§ **YOUR INSTRUCTIONS**
Exactly repeat the material, dropping every picture from the copy.
— begin —
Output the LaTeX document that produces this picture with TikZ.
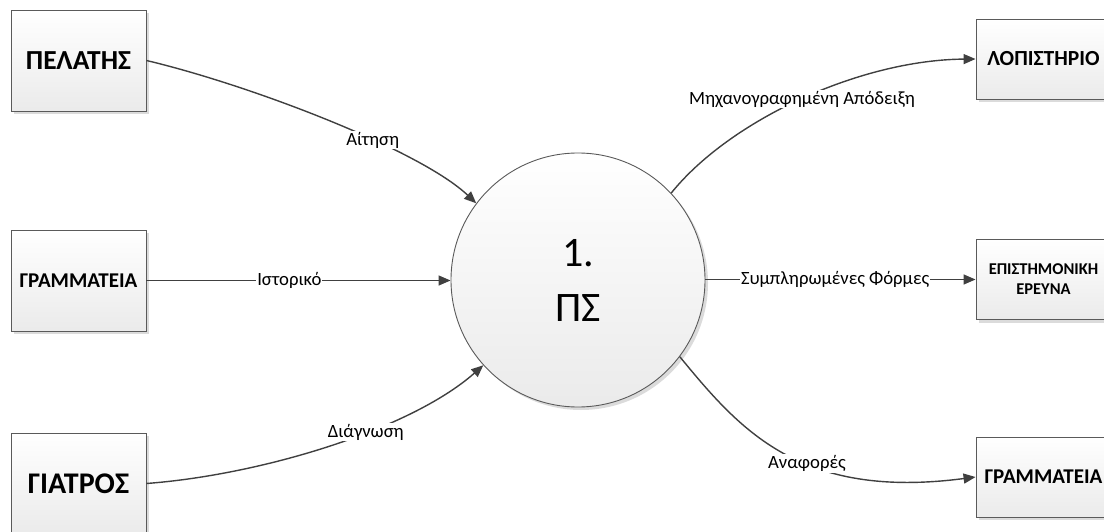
\documentclass[tikz,border=0pt]{standalone}
\usepackage{fontspec}
\setmainfont{Carlito}
\usetikzlibrary{arrows.meta,shadows}
\definecolor{edgecol}{HTML}{404040}
\definecolor{bordercol}{HTML}{5A5A5A}
\tikzset{
  entity/.style={draw=bordercol, line width=0.9pt, rectangle, top color=white, bottom color=black!8,
    drop shadow={shadow xshift=3pt, shadow yshift=-3pt, fill=black, opacity=0.14},
    minimum width=135pt, align=center, inner sep=2pt, font=\bfseries},
  proc/.style={draw=bordercol, line width=0.9pt, circle, top color=white, bottom color=black!8,
    drop shadow={shadow xshift=3pt, shadow yshift=-3pt, fill=black, opacity=0.14},
    minimum size=254pt, align=center, inner sep=0pt},
  flow/.style={draw=edgecol, line width=1.4pt, -{Triangle[length=12pt,width=10pt]}},
  lbl/.style={fill=white, inner sep=1pt, font=\fontsize{18.7}{21}\selectfont, text=black},
}
\begin{document}
\begin{tikzpicture}[x=1pt,y=-1pt]
\useasboundingbox (0,0) rectangle (1104,532);
% entities
\node[entity, minimum height=101pt, font=\bfseries\fontsize{27.5}{31}\selectfont] (pel) at (78.5,60.5) {ΠΕΛΑΤΗΣ};
\node[entity, minimum height=101pt, font=\bfseries\fontsize{21}{24}\selectfont] (gra) at (78.5,280.5) {ΓΡΑΜΜΑΤΕΙΑ};
\node[entity, minimum height=101pt, font=\bfseries\fontsize{30}{34}\selectfont] (gia) at (78.5,483.5) {ΓΙΑΤΡΟΣ};
\node[entity, minimum height=80pt, font=\bfseries\fontsize{21.5}{25}\selectfont] (log) at (1043.5,59) {ΛΟΠΙΣΤΗΡΙΟ};
\node[entity, minimum height=80pt, font=\bfseries\fontsize{16.5}{20}\selectfont] (epi) at (1043.5,279.5) {ΕΠΙΣΤΗΜΟΝΙΚΗ\\ΕΡΕΥΝΑ};
\node[entity, minimum height=80pt, font=\bfseries\fontsize{21}{25}\selectfont] (grb) at (1043.5,477) {ΓΡΑΜΜΑΤΕΙΑ};
% process
\node[proc, font=\fontsize{42}{55}\selectfont] (ps) at (578,280) {1.\\ΠΣ};
% flows in
\draw[flow] (pel.east) .. controls (250,85) and (420,150) .. node[lbl, pos=0.62] {Αίτηση} (ps.143);
\draw[flow] (gra.east) -- node[lbl, pos=0.47] {Ιστορικό} (gra.east -| ps.west);
\draw[flow] (gia.east) .. controls (260,475) and (410,430) .. node[lbl, pos=0.6] {Διάγνωση} (ps.222);
% flows out
\draw[flow] (ps.43) .. controls (730,120) and (860,60) .. node[lbl, pos=0.5] {Μηχανογραφημένη Απόδειξη} (log.west);
\draw[flow] (ps.east |- epi.west) -- node[lbl, pos=0.48] {Συμπληρωμένες Φόρμες} (epi.west);
\draw[flow] (ps.-37) .. controls (740,430) and (800,500) .. node[lbl, pos=0.58] {Αναφορές} (grb.west);
\end{tikzpicture}
\end{document}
— end —
§ **CORRECT RESULT**
Output the LaTeX document that produces this picture with TikZ.
\documentclass[tikz,border=0pt]{standalone}
\usepackage{fontspec}
\setmainfont{Carlito}
\usetikzlibrary{arrows.meta,shadows}
\definecolor{edgecol}{HTML}{404040}
\definecolor{bordercol}{HTML}{5A5A5A}
\tikzset{
  entity/.style={draw=bordercol, line width=0.9pt, rectangle, top color=white, bottom color=black!8,
    drop shadow={shadow xshift=3pt, shadow yshift=-3pt, fill=black, opacity=0.14},
    minimum width=135pt, align=center, inner sep=2pt, font=\bfseries},
  proc/.style={draw=bordercol, line width=0.9pt, circle, top color=white, bottom color=black!8,
    drop shadow={shadow xshift=3pt, shadow yshift=-3pt, fill=black, opacity=0.14},
    minimum size=254pt, align=center, inner sep=0pt},
  flow/.style={draw=edgecol, line width=1.4pt, -{Triangle[length=12pt,width=10pt]}},
  lbl/.style={fill=white, inner sep=1pt, font=\fontsize{18.7}{21}\selectfont, text=black},
}
\begin{document}
\begin{tikzpicture}[x=1pt,y=-1pt]
\useasboundingbox (0,0) rectangle (1104,532);
% entities
\node[entity, minimum height=101pt, font=\bfseries\fontsize{27.5}{31}\selectfont] (pel) at (78.5,60.5) {ΠΕΛΑΤΗΣ};
\node[entity, minimum height=101pt, font=\bfseries\fontsize{21}{24}\selectfont] (gra) at (78.5,280.5) {ΓΡΑΜΜΑΤΕΙΑ};
\node[entity, minimum height=101pt, font=\bfseries\fontsize{30}{34}\selectfont] (gia) at (78.5,483.5) {ΓΙΑΤΡΟΣ};
\node[entity, minimum height=80pt, font=\bfseries\fontsize{21.5}{25}\selectfont] (log) at (1043.5,59) {ΛΟΠΙΣΤΗΡΙΟ};
\node[entity, minimum height=80pt, font=\bfseries\fontsize{16.5}{20}\selectfont] (epi) at (1043.5,279.5) {ΕΠΙΣΤΗΜΟΝΙΚΗ\\ΕΡΕΥΝΑ};
\node[entity, minimum height=80pt, font=\bfseries\fontsize{21}{25}\selectfont] (grb) at (1043.5,477) {ΓΡΑΜΜΑΤΕΙΑ};
% process
\node[proc, font=\fontsize{42}{55}\selectfont] (ps) at (578,280) {1.\\ΠΣ};
% flows in
\draw[flow] (pel.east) .. controls (250,85) and (420,150) .. node[lbl, pos=0.62] {Αίτηση} (ps.143);
\draw[flow] (gra.east) -- node[lbl, pos=0.47] {Ιστορικό} (gra.east -| ps.west);
\draw[flow] (gia.east) .. controls (260,475) and (410,430) .. node[lbl, pos=0.6] {Διάγνωση} (ps.222);
% flows out
\draw[flow] (ps.43) .. controls (730,120) and (860,60) .. node[lbl, pos=0.5] {Μηχανογραφημένη Απόδειξη} (log.west);
\draw[flow] (ps.east |- epi.west) -- node[lbl, pos=0.48] {Συμπληρωμένες Φόρμες} (epi.west);
\draw[flow] (ps.-37) .. controls (740,430) and (800,500) .. node[lbl, pos=0.58] {Αναφορές} (grb.west);
\end{tikzpicture}
\end{document}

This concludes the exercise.